MT: We're taking something you could do yourself (blog) and making it stupid simple.
It's the distinsion between Application and Publication. The Star Tribune is used to doing publications. Apps have a different investment horizon.
Publication achieves success by being entertaining, timely, andrelevant.
Application achieve success by having people put their stuff in your tool. Your tool powers their publishing.
DG: Let's talk about monetization of a niche.
Example: Guy Kawasaki made $9/day with Google Adwords, but he can charge $75 per job ad -- because he has a self selected audience.
MT: The attention economy. Cliche but sort of true. Attention powers the web 2.0 economy. Vita.mn tries to seize a different slice of attention than the Star Tribune.
Q: What do you think of subscription based sites?
BB: 37 Signals succeeded because they have a ton of attention via their blog. Before you can sell something, people have to find you.
Q: Are people willing to pay for content?
Justin Kruger (audience): MySpace (free) versus online dating sites (not free) offer many of the same features. What are people paying for? Filtering.
MT: You need two things for paid strategy
- A wedge -- free version to get people to try your application
- A monopoly of a kind. You need a unique application that provides a service that no body else does quite the same way.
Another type of monopoly is a monopoly audience. Dating sites target specific metro regions, for example.
Q: How did Curbly do word of mouth marketing?
BM: We researched top bloggers and contacted them individually. None were interested until we launched.
BB: It was very time consuming. You can't send a bulk email. Gotta personalize it, but it's slow.
BB: We didn't spend any money on marketing. We spend some on contests.
Q: Are you satisfied, or could have done more marketing?
BB: We could have done more, but we're developers.
BM: We maximized leverage. We used the things we didn't have to pay for.
Q: What would you do differently?
BM: I would want a partner with a huge email list (Home Depot for example)
BB: I disagree with Ben. I would buy much more content right off the bat. Content drives traffic. I would pay for more original content, interesting stuff.
When you're just two people, where you spend your time is important.
Q: How important was monetizing Curbly?
BM: We had no monetized strategy at the start.

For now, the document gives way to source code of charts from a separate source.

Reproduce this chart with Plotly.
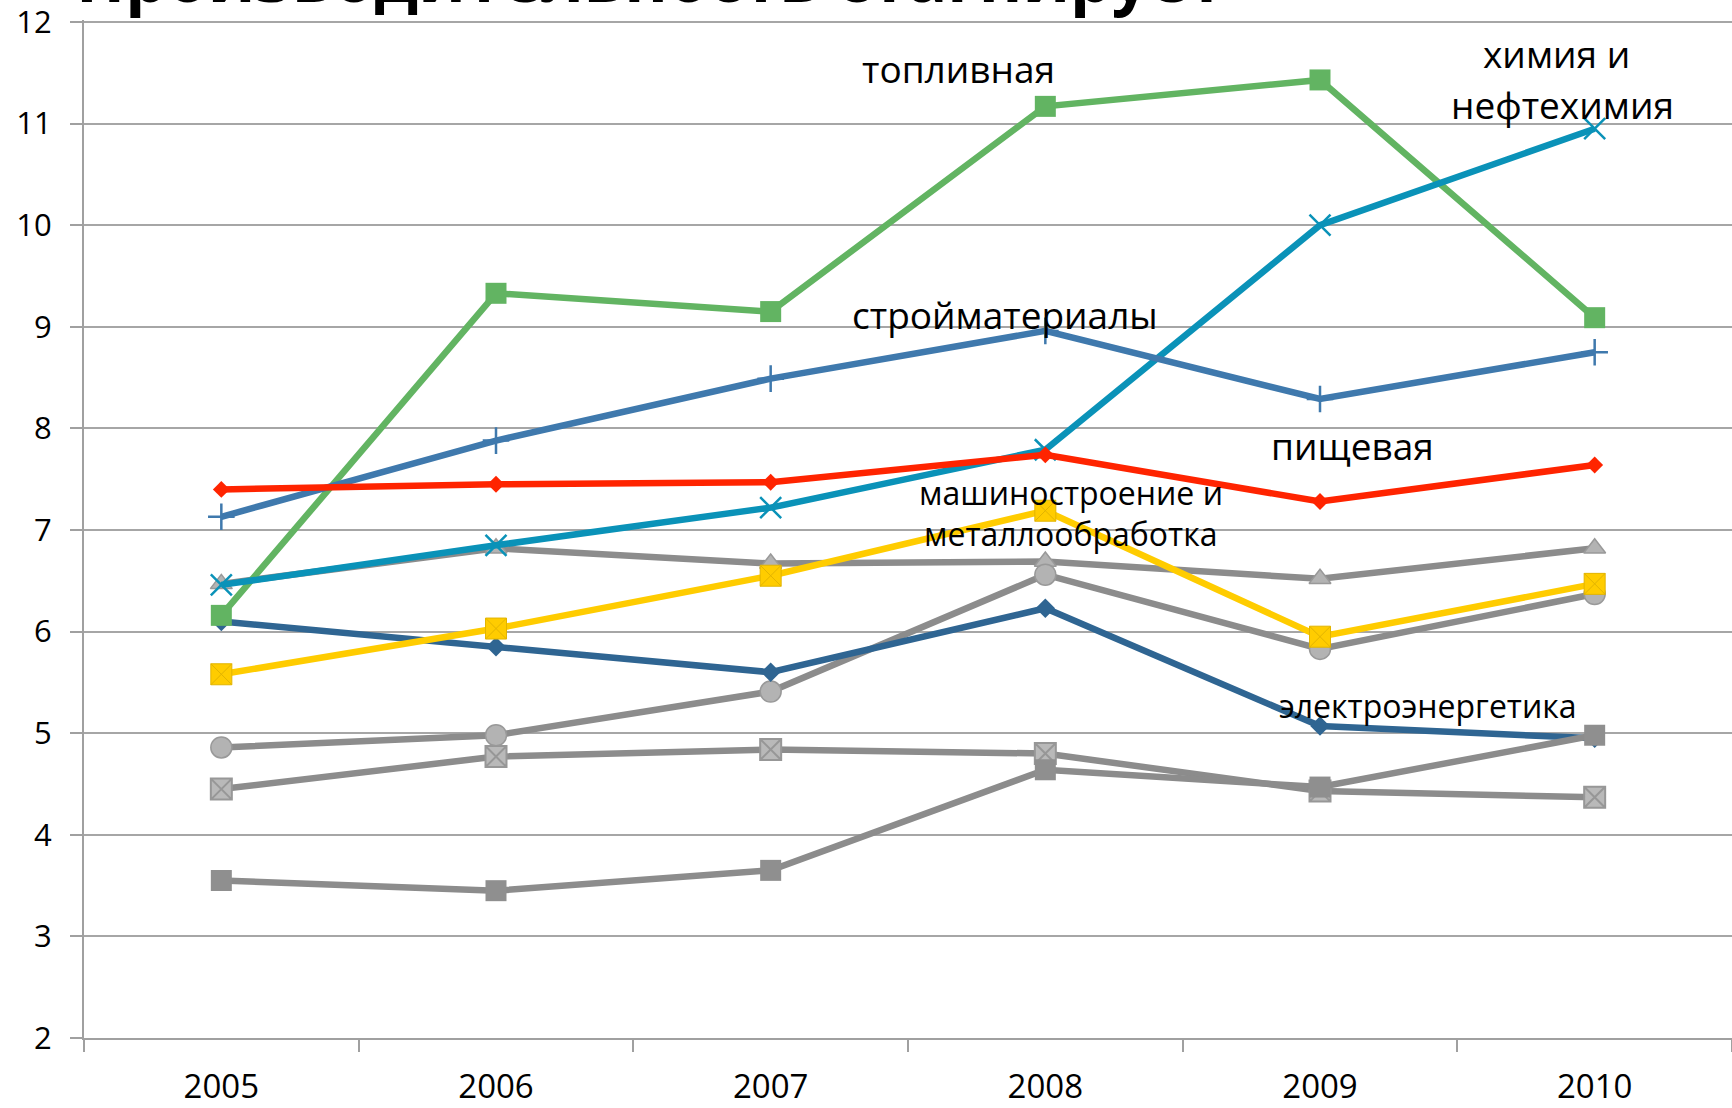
import plotly.graph_objects as go

years = ["2005", "2006", "2007", "2008", "2009", "2010"]
fuel = [6.16, 9.33, 9.15, 11.17, 11.43, 9.09]
construction = [7.13, 7.88, 8.49, 8.96, 8.29, 8.75]
chemistry = [6.46, 6.85, 7.22, 7.79, 10.00, 10.95]
food = [7.40, 7.45, 7.47, 7.74, 7.28, 7.64]
machinery = [5.58, 6.03, 6.55, 7.19, 5.95, 6.47]
power = [6.10, 5.85, 5.60, 6.23, 5.07, 4.95]
gray_triangle = [6.47, 6.82, 6.67, 6.69, 6.52, 6.82]
gray_circle = [4.86, 4.98, 5.41, 6.56, 5.83, 6.37]
gray_xsquare = [4.45, 4.77, 4.84, 4.80, 4.43, 4.37]
gray_square = [3.55, 3.45, 3.65, 4.64, 4.47, 4.98]
y_ticks = [2, 3, 4, 5, 6, 7, 8, 9, 10, 11, 12]

title_text = "Производительность стагнирует"
labels = ["топливная", "химия и", "нефтехимия", "стройматериалы", "пищевая",
          "машиностроение и", "металлообработка", "электроэнергетика"]

FONT = "Open Sans"
LW = 6.5

fig = go.Figure()

def add(y, color, symbol, size, mcolor=None, lcolor=None, lwidth=0):
    fig.add_trace(go.Scatter(
        x=years, y=y, mode="lines+markers",
        line=dict(color=color, width=LW),
        marker=dict(symbol=symbol, size=size, color=mcolor or color,
                    line=dict(color=lcolor or color, width=lwidth)),
        showlegend=False, hoverinfo="skip", cliponaxis=False))

add(gray_xsquare, "#8C8C8C", "square-x", 21, "#B9B9B9", "#979797", 2)
add(gray_triangle, "#8C8C8C", "triangle-up", 19, "#B3B3B3", "#999999", 1.5)
add(gray_circle, "#8C8C8C", "circle", 21, "#B3B3B3", "#999999", 1.5)
add(power, "#2F6592", "diamond", 15)
add(gray_square, "#8C8C8C", "square", 21, "#8F8F8F", "#8F8F8F", 0)
add(machinery, "#FFCC00", "square-x", 21, "#FFCC00", "#E2B400", 1)
add(fuel, "#62B462", "square", 21)
add(chemistry, "#0A92B8", "x-thin", 21, "#0A92B8", "#0A92B8", 2.5)
add(construction, "#3F79AD", "cross-thin", 19, "#3F79AD", "#3F79AD", 2.5)
add(food, "#FF2400", "diamond", 13)

big = 37
small = 32
ann_pos = [
    (2.685, 11.545, big), (4.862, 11.695, big), (4.884, 11.185, big),
    (2.853, 9.123, big), (4.12, 7.832, big),
    (3.093, 7.37, small), (3.093, 6.97, small), (4.393, 5.27, small),
]
annotations = []
for text, (ax, ay, fs) in zip(labels, ann_pos):
    annotations.append(dict(x=ax, y=ay, xref="x", yref="y", text=text,
                            showarrow=False, xanchor="center", yanchor="middle",
                            font=dict(family=FONT, size=fs, color="#000000")))
annotations.append(dict(x=0, y=1, xref="paper", yref="paper", text=title_text,
                        showarrow=False, xanchor="left", yanchor="bottom",
                        xshift=-10, yshift=-3,
                        font=dict(family=FONT, size=66, color="#000000", weight="bold")))

fig.update_layout(
    width=1732, height=1108,
    margin=dict(l=84, r=0, t=15, b=67),
    paper_bgcolor="white", plot_bgcolor="white",
    font=dict(family=FONT, size=33, color="#000000"),
    annotations=annotations,
)
fig.update_xaxes(
    type="category", range=[-0.5, 5.5], tickson="boundaries",
    ticks="outside", ticklen=12, tickwidth=1.5, tickcolor="#A0A0A0",
    showline=True, linecolor="#A0A0A0", linewidth=2, showgrid=False,
    tickfont=dict(family=FONT, size=33, color="#000000"), ticklabelstandoff=18,
)
fig.update_yaxes(
    range=[2, 12.02], tickmode="array", tickvals=y_ticks,
    ticktext=[str(v) for v in y_ticks],
    ticks="outside", ticklen=12, tickwidth=1.5, tickcolor="#A0A0A0",
    showline=True, linecolor="#A0A0A0", linewidth=2,
    showgrid=True, gridcolor="#A6A6A6", gridwidth=1.5, zeroline=False,
    tickfont=dict(family=FONT, size=31, color="#000000"), ticklabelstandoff=12,
    ticklabeloverflow="allow",
)

fig.write_html("out.html")
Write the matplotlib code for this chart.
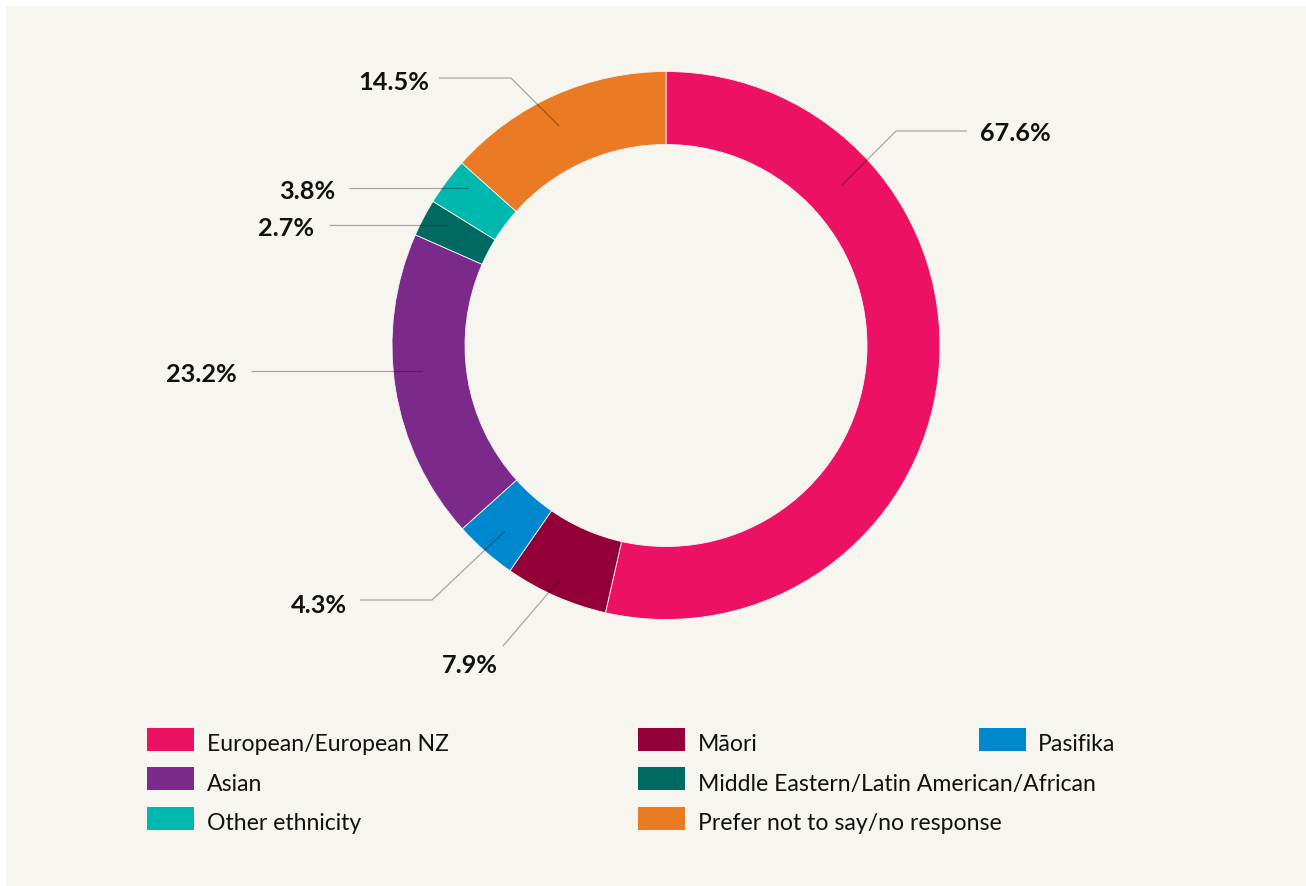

BB: If you have 50 people working for you, you gotta figure out how to monetize quick. There's less pressure when you're just two people.
BM: We knew we didn't know how to monetize. But we wanted to get it out there. Fail fast. Got first version out in a month.
DG: Development process?
BM: We did the least number of features we thought we could get away with. We knew the site wasn't done. My dad checked out the site a week after we launched in IE and it was all messed up -- we didn't do any cross-browser testing! (before launching)
BB: I wanted to wait longer. But it was good to get it out there. Unless you're 37 Signals, no one is watching you. No one knows when you launch an application.